On the coefficients of the liquid drop model mass formulae and nuclear radii

TL;DR

This paper analyzes various liquid drop model mass formulae, determining their coefficients by fitting to experimental nuclear masses, and explores how different terms affect the accuracy and predictions of nuclear masses and radii.

Contribution

It systematically evaluates the impact of additional correction terms on the accuracy of nuclear mass formulas and charge radius predictions, providing optimized coefficients and expressions.

Findings

Coulomb diffuseness correction significantly improves mass formula accuracy.

Wigner and curvature energy terms can be used separately for better fits.

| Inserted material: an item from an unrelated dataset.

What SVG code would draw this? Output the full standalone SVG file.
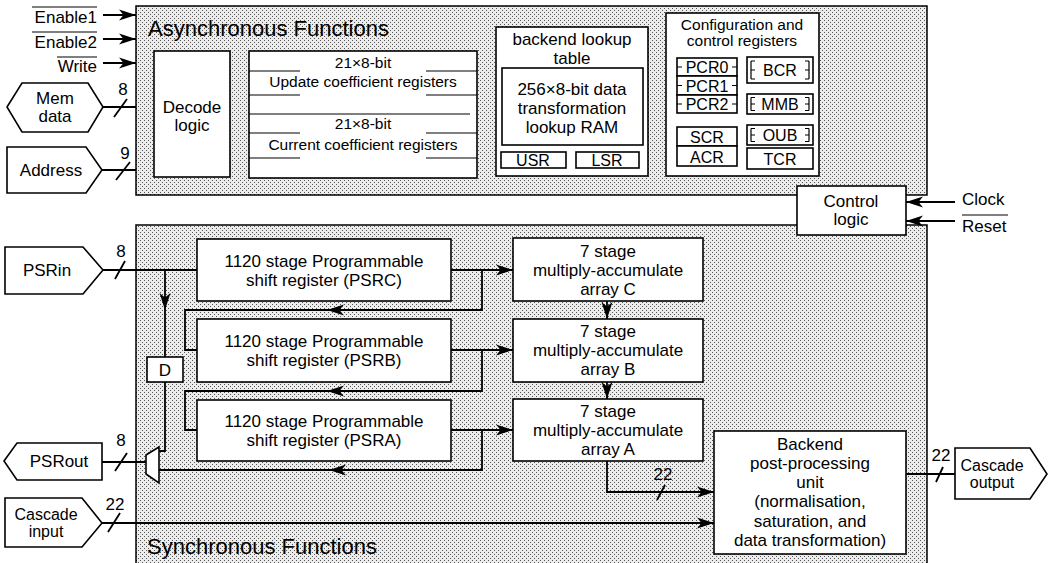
<svg xmlns="http://www.w3.org/2000/svg" xmlns:xlink="http://www.w3.org/1999/xlink" width="1049" height="563" viewBox="0 0 1049 563">
  <defs>
    <!-- fine stipple used for the two function regions -->
    <pattern id="stip" width="4" height="4" patternUnits="userSpaceOnUse">
      <rect width="4" height="4" fill="#ececec"/>
      <rect x="0" y="0" width="1" height="1" fill="#555"/>
      <rect x="2" y="2" width="1" height="1" fill="#555"/>
    </pattern>
    <marker id="arr" markerUnits="userSpaceOnUse" markerWidth="18" markerHeight="12" refX="17" refY="6" orient="auto">
      <path d="M0,0.5 L17,6 L0,11.5 L4.5,6 Z" fill="#000"/>
    </marker>
    <!-- free-standing arrowheads, tip at the origin -->
    <path id="ahL" d="M0,0 L17,-5.5 L12.5,0 L17,5.5 Z" fill="#000"/>
    <path id="ahD" d="M0,0 L-5.5,-17 L0,-12.5 L5.5,-17 Z" fill="#000"/>
    <style>
      .region { fill: url(#stip); stroke: #000; stroke-width: 1.5; }
      .box { fill: #fff; stroke: #000; stroke-width: 1.6; }
      .ln { fill: none; stroke: #000; stroke-width: 1.8; }
      .tk { fill: none; stroke: #000; stroke-width: 1.2; }
      .t { font-family: "Liberation Sans", Arial, Helvetica, sans-serif; font-size: 17px; text-anchor: middle; fill: #000; }
      .s { font-size: 15.5px; }
      .r { font-size: 16px; }
      .big { font-size: 22px; text-anchor: start; }
      .lbl { text-anchor: end; }
      .st { text-anchor: start; }
    </style>
  </defs>

  <!-- function regions -->
  <g id="async-region">
    <rect class="region" x="136" y="6" width="791" height="189"/>
    <text class="t big" x="148" y="36">Asynchronous Functions</text>
  </g>
  <g id="sync-region">
    <rect class="region" x="136" y="225" width="791" height="345"/>
    <text class="t big" x="147" y="554">Synchronous Functions</text>
  </g>

  <!-- asynchronous blocks -->
  <g id="decode-logic">
    <rect class="box" x="154" y="51" width="76" height="126"/>
    <text class="t" x="192" y="113">Decode</text>
    <text class="t" x="192" y="131">logic</text>
  </g>
  <g id="coefficient-registers">
    <rect class="box" x="249" y="51" width="228" height="127"/>
    <path class="tk" d="M249,71 H300 M426,71 H477 M249,95 H300 M426,95 H477 M249,114 H470 M249,133 H300 M426,133 H477 M249,158 H300 M426,158 H477"/>
    <text class="t s" x="363" y="68">21×8-bit</text>
    <text class="t s" x="363" y="87">Update coefficient registers</text>
    <text class="t s" x="363" y="129">21×8-bit</text>
    <text class="t s" x="363" y="150">Current coefficient registers</text>
  </g>
  <g id="backend-lookup-table">
    <rect class="box" x="496" y="27" width="152" height="149"/>
    <text class="t" x="572" y="45">backend lookup</text>
    <text class="t" x="572" y="64">table</text>
    <rect class="box" x="502" y="68" width="141" height="77"/>
    <text class="t" x="572" y="95">256×8-bit data</text>
    <text class="t" x="572" y="114">transformation</text>
    <text class="t" x="572" y="133">lookup RAM</text>
  </g>
  <g id="usr">
    <rect class="box" x="501" y="152" width="65" height="16"/>
    <text class="t r" x="533" y="166">USR</text>
  </g>
  <g id="lsr">
    <rect class="box" x="576" y="152" width="63" height="16"/>
    <text class="t r" x="607" y="166">LSR</text>
  </g>
  <g id="config-registers">
    <rect class="box" x="666" y="13" width="153" height="163"/>
    <text class="t s" x="742" y="30">Configuration and</text>
    <text class="t s" x="742" y="46">control registers</text>
  </g>
  <g id="pcr0">
    <rect class="box" x="677" y="58" width="60" height="18"/>
    <path class="tk" d="M677,67 H682 M732,67 H737"/>
    <text class="t r" x="707" y="73">PCR0</text>
  </g>
  <g id="pcr1">
    <rect class="box" x="677" y="76" width="60" height="19"/>
    <path class="tk" d="M677,85.5 H682 M732,85.5 H737"/>
    <text class="t r" x="707" y="92">PCR1</text>
  </g>
  <g id="pcr2">
    <rect class="box" x="677" y="95" width="60" height="18"/>
    <path class="tk" d="M677,104 H682 M732,104 H737"/>
    <text class="t r" x="707" y="110">PCR2</text>
  </g>
  <g id="scr">
    <rect class="box" x="677" y="127" width="60" height="19"/>
    <text class="t r" x="707" y="143">SCR</text>
  </g>
  <g id="acr">
    <rect class="box" x="677" y="146" width="60" height="20"/>
    <text class="t r" x="707" y="163">ACR</text>
  </g>
  <g id="bcr">
    <rect class="box" x="747" y="57" width="66" height="26"/>
    <path class="tk" d="M751,61 V79 M751,61 H755 M751,70 H755 M751,79 H755 M809,61 V79 M805,61 H809 M805,70 H809 M805,79 H809"/>
    <text class="t r" x="780" y="76">BCR</text>
  </g>
  <g id="mmb">
    <rect class="box" x="747" y="94" width="66" height="20"/>
    <path class="tk" d="M751,97.5 V110.5 M751,97.5 H755 M751,104 H755 M751,110.5 H755 M809,97.5 V110.5 M805,97.5 H809 M805,104 H809 M805,110.5 H809"/>
    <text class="t r" x="780" y="110">MMB</text>
  </g>
  <g id="oub">
    <rect class="box" x="747" y="125" width="66" height="20"/>
    <path class="tk" d="M751,128.5 V141.5 M751,128.5 H755 M751,135 H755 M751,141.5 H755 M809,128.5 V141.5 M805,128.5 H809 M805,135 H809 M805,141.5 H809"/>
    <text class="t r" x="780" y="141">OUB</text>
  </g>
  <g id="tcr">
    <rect class="box" x="747" y="148" width="66" height="21"/>
    <text class="t r" x="780" y="165">TCR</text>
  </g>

  <g id="control-logic">
    <rect class="box" x="797" y="186" width="109" height="49"/>
    <text class="t" x="851" y="207">Control</text>
    <text class="t" x="851" y="225">logic</text>
  </g>

  <!-- synchronous blocks -->
  <g id="psrc">
    <rect class="box" x="197" y="239" width="254" height="62"/>
    <text class="t" x="324" y="267">1120 stage Programmable</text>
    <text class="t" x="324" y="286">shift register (PSRC)</text>
  </g>
  <g id="psrb">
    <rect class="box" x="197" y="319" width="254" height="63"/>
    <text class="t" x="324" y="347">1120 stage Programmable</text>
    <text class="t" x="324" y="366">shift register (PSRB)</text>
  </g>
  <g id="psra">
    <rect class="box" x="197" y="400" width="254" height="61"/>
    <text class="t" x="324" y="427">1120 stage Programmable</text>
    <text class="t" x="324" y="446">shift register (PSRA)</text>
  </g>
  <g id="mac-c">
    <rect class="box" x="513" y="238" width="190" height="63"/>
    <text class="t" x="608" y="257">7 stage</text>
    <text class="t" x="608" y="276">multiply-accumulate</text>
    <text class="t" x="608" y="295">array C</text>
  </g>
  <g id="mac-b">
    <rect class="box" x="513" y="319" width="190" height="63"/>
    <text class="t" x="608" y="337">7 stage</text>
    <text class="t" x="608" y="356">multiply-accumulate</text>
    <text class="t" x="608" y="375">array B</text>
  </g>
  <g id="mac-a">
    <rect class="box" x="513" y="399" width="190" height="62"/>
    <text class="t" x="608" y="417">7 stage</text>
    <text class="t" x="608" y="436">multiply-accumulate</text>
    <text class="t" x="608" y="455">array A</text>
  </g>
  <g id="delay">
    <rect class="box" x="147" y="357" width="36" height="25"/>
    <text class="t" x="165" y="376">D</text>
  </g>
  <g id="mux">
    <polygon class="box" points="146,455 159,447 159,483 146,474"/>
  </g>
  <g id="backend-unit">
    <rect class="box" x="714" y="431" width="192" height="123"/>
    <text class="t" x="810" y="450">Backend</text>
    <text class="t" x="810" y="469">post-processing</text>
    <text class="t" x="810" y="488">unit</text>
    <text class="t" x="810" y="507">(normalisation,</text>
    <text class="t" x="810" y="527">saturation, and</text>
    <text class="t" x="810" y="546">data transformation)</text>
  </g>

  <!-- external ports -->
  <g id="enable1">
    <text class="t lbl" x="97" y="23">Enable1</text>
    <line class="tk" x1="32" y1="7" x2="97" y2="7"/>
  </g>
  <g id="enable2">
    <text class="t lbl" x="97" y="48">Enable2</text>
    <line class="tk" x1="32" y1="32" x2="97" y2="32"/>
  </g>
  <g id="write">
    <text class="t lbl" x="97" y="72">Write</text>
    <line class="tk" x1="57" y1="57" x2="97" y2="57"/>
  </g>
  <g id="mem-data">
    <polygon class="box" points="7,107 22,83 88,83 103,107 88,132 22,132"/>
    <text class="t" x="55" y="104">Mem</text>
    <text class="t" x="55" y="122">data</text>
  </g>
  <g id="address">
    <polygon class="box" points="7,147 86,147 102,170 86,193 7,193"/>
    <text class="t" x="51" y="176">Address</text>
  </g>
  <g id="clock">
    <text class="t st" x="962" y="205">Clock</text>
  </g>
  <g id="reset">
    <text class="t st" x="962" y="232">Reset</text>
    <line class="tk" x1="962" y1="215" x2="1008" y2="215"/>
  </g>
  <g id="psrin">
    <polygon class="box" points="5,247 83,247 103,270 83,294 5,294"/>
    <text class="t" x="47" y="276">PSRin</text>
  </g>
  <g id="psrout">
    <polygon class="box" points="4,461 17,443 102,443 102,480 17,480"/>
    <text class="t" x="59" y="467">PSRout</text>
  </g>
  <g id="cascade-input">
    <polygon class="box" points="5,498 82,498 102,523 82,547 5,547"/>
    <text class="t r" x="46" y="520">Cascade</text>
    <text class="t r" x="46" y="537">input</text>
  </g>
  <g id="cascade-output">
    <polygon class="box" points="955,448 1030,448 1047,474 1030,499 955,499"/>
    <text class="t r" x="992" y="471">Cascade</text>
    <text class="t r" x="992" y="488">output</text>
  </g>

  <!-- connectors -->
  <g id="connectors">
    <line class="ln" x1="103" y1="15" x2="136" y2="15" marker-end="url(#arr)"/>
    <line class="ln" x1="103" y1="39" x2="136" y2="39" marker-end="url(#arr)"/>
    <line class="ln" x1="103" y1="63" x2="136" y2="63" marker-end="url(#arr)"/>

    <line class="ln" x1="103" y1="107" x2="136" y2="107"/>
    <line class="ln" x1="114" y1="117" x2="127" y2="99"/>
    <text class="t" x="123" y="95">8</text>

    <line class="ln" x1="102" y1="170" x2="136" y2="170"/>
    <line class="ln" x1="116" y1="180" x2="130" y2="162"/>
    <text class="t" x="125" y="159">9</text>

    <line class="ln" x1="955" y1="202" x2="906" y2="202" marker-end="url(#arr)"/>
    <line class="ln" x1="955" y1="221" x2="906" y2="221" marker-end="url(#arr)"/>

    <!-- PSRin into PSRC, with tap down through the delay -->
    <line class="ln" x1="103" y1="270" x2="197" y2="270"/>
    <line class="ln" x1="115" y1="279" x2="125" y2="261"/>
    <text class="t" x="121" y="257">8</text>
    <line class="ln" x1="165" y1="270" x2="165" y2="357"/>
    <use xlink:href="#ahD" x="165" y="310"/>
    <polyline class="ln" points="165,382 165,451 159,451"/>

    <!-- shift register outputs to the MAC arrays and on down the chain -->
    <line class="ln" x1="451" y1="270" x2="513" y2="270" marker-end="url(#arr)"/>
    <polyline class="ln" points="482,270 482,310 185,310 185,350 197,350"/>
    <use xlink:href="#ahL" x="327" y="310"/>

    <line class="ln" x1="451" y1="350" x2="513" y2="350" marker-end="url(#arr)"/>
    <polyline class="ln" points="482,350 482,391 185,391 185,430 197,430"/>
    <use xlink:href="#ahL" x="327" y="391"/>

    <line class="ln" x1="451" y1="430" x2="513" y2="430" marker-end="url(#arr)"/>
    <polyline class="ln" points="482,430 482,470 159,470"/>
    <use xlink:href="#ahL" x="329" y="470"/>

    <!-- mux output to PSRout -->
    <line class="ln" x1="146" y1="462" x2="102" y2="462"/>
    <line class="ln" x1="115" y1="471" x2="127" y2="453"/>
    <text class="t" x="121" y="446">8</text>

    <!-- MAC cascade -->
    <line class="ln" x1="607" y1="301" x2="607" y2="319" marker-end="url(#arr)"/>
    <line class="ln" x1="607" y1="382" x2="607" y2="399" marker-end="url(#arr)"/>
    <polyline class="ln" points="607,461 607,492 714,492" marker-end="url(#arr)"/>
    <line class="ln" x1="657" y1="500" x2="665" y2="485"/>
    <text class="t" x="663" y="480">22</text>

    <!-- cascade input and output -->
    <line class="ln" x1="102" y1="523" x2="714" y2="523" marker-end="url(#arr)"/>
    <line class="ln" x1="108" y1="532" x2="120" y2="513"/>
    <text class="t" x="115" y="510">22</text>

    <line class="ln" x1="906" y1="474" x2="955" y2="474"/>
    <line class="ln" x1="936" y1="482" x2="943" y2="467"/>
    <text class="t" x="941" y="461">22</text>
  </g>
</svg>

Surface energy coefficient around 17-18 MeV and charge radius r₀ ≈ 1.22-1.23 fm.

Abstract

The coefficients of different mass formulae derived from the liquid drop model and including or not the curvature energy, the diffuseness correction to the Coulomb energy, the charge exchange correction term, different forms of the Wigner term and different powers of the relative neutron excess $I=(N-Z)/A$ have been determined by a least square fitting procedure to 2027 experimental atomic masses. The Coulomb diffuseness correction $Z^2/A$ term or the charge exchange correction $Z^{4/3}/A^{1/3}$ term plays the main role to improve the accuracy of the mass formula. The Wigner term and the curvature energy can also be used separately for the same purpose. The introduction of an $|I|$ dependence in the surface and volume energies improves slightly the efficiency of the expansion and is more effective than an $I^4$ dependence. Different expressions reproducing the experimental nuclear charge radius are provided. The different fits lead to a surface energy coefficient of around 17-18 MeV and a relative equivalent rms charge radius r$_0$ of 1.22-1.23 fm.